What I would have liked to have done is say to my phone “please transfer one hundred and twenty pounds to my friend Joe Blogs from my current account now”. Obviously I would need to verify who I am and confirm that the banks automated assistant had understood me correctly.
The technology to do this is available from Nuance, the Dragon Naturally Speaking company, and is called Nina – Nuance Interactive Natural Assistant.
The bank trains Nina using a process similar to the training of call centre operators to understand the domain of online banking.
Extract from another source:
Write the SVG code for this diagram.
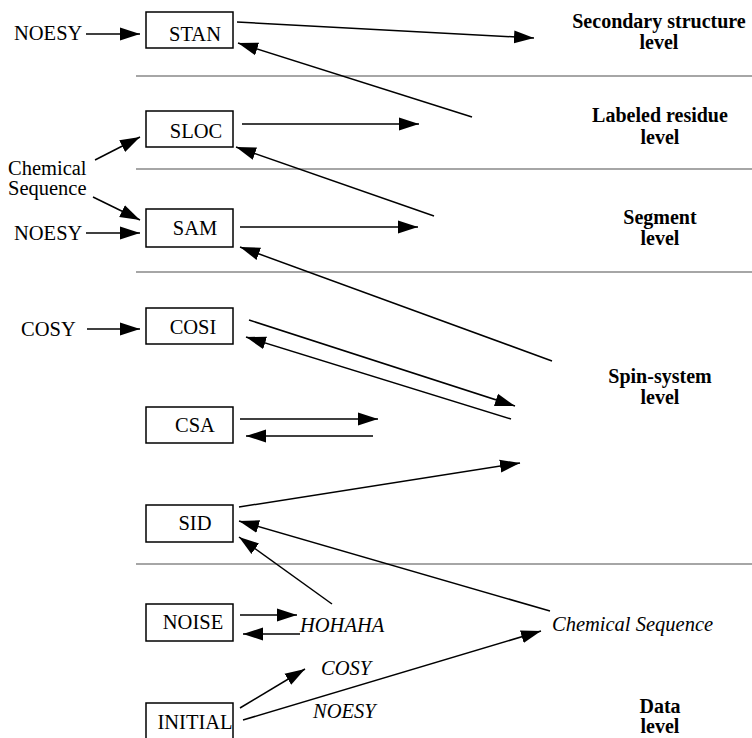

The software is then intelligent enough to be able to parse my request into a standard money transfer request and then reply with a confirmation message “You want to transfer one hundred and twenty pounds to Joe Blogs today”. I could then just confirm that or say “Make that one hundred and thirty pounds on Monday” or “Can you confirm Joe’s bank details?”
If for some reason Nina could not understand what I wanted – for example I had forgotten that I had set up transfers with Joe’s wife Cynthia – then Nina could say “I am sorry I cannot find the account. I will transfer you to my supervisor”, Nina will then pass all the information she picked up and pass it to a human call centre operator and hopefully their superior intelligence will be able to resolve the situation “Did you mean Cynthia Blogs?”
Nina can carry out the whole transaction with just voice input and output but can also provide visual output and support typed input.
I think that I would be much more likely to use a Nina-based mobile app than a menu and forms based app. With my accessibility hat on the question is, would it help, or even be usable, by people with disabilities. People with a variety of disabilities such as vision impairment, physical dexterity, learning difficulties, English as second language (not exactly a disability but …), could all benefit. People who are deaf, hard of hearing or have vocal disabilities will be able to use a mixture of text and voice input and output.
In principle it would seem that Nina should be a boon to people with disabilities but this has not been tested in depth yet. There will be detailed design issues that will need to be thought through; for example how would a blind person want a statement of transactions to be presented? Would it be best to have all the transactions sent together and then let the text to speech software on the device read it out? This would enable the user to scan backwards and forwards quickly but they might prefer to say “next transaction” or “go back to the payment to Cynthia Blogs”.
Hopefully a Nina customer will soon step up to the accessibility issue and prove that it works or that it needs some extra functionality.
I have used a bank as an example but there are many other domains that could benefit. Requests like “How can my dog and I get from here to home?” or “I want to report that the street light outside my home is broken” should also be amenable to Nina’s charms.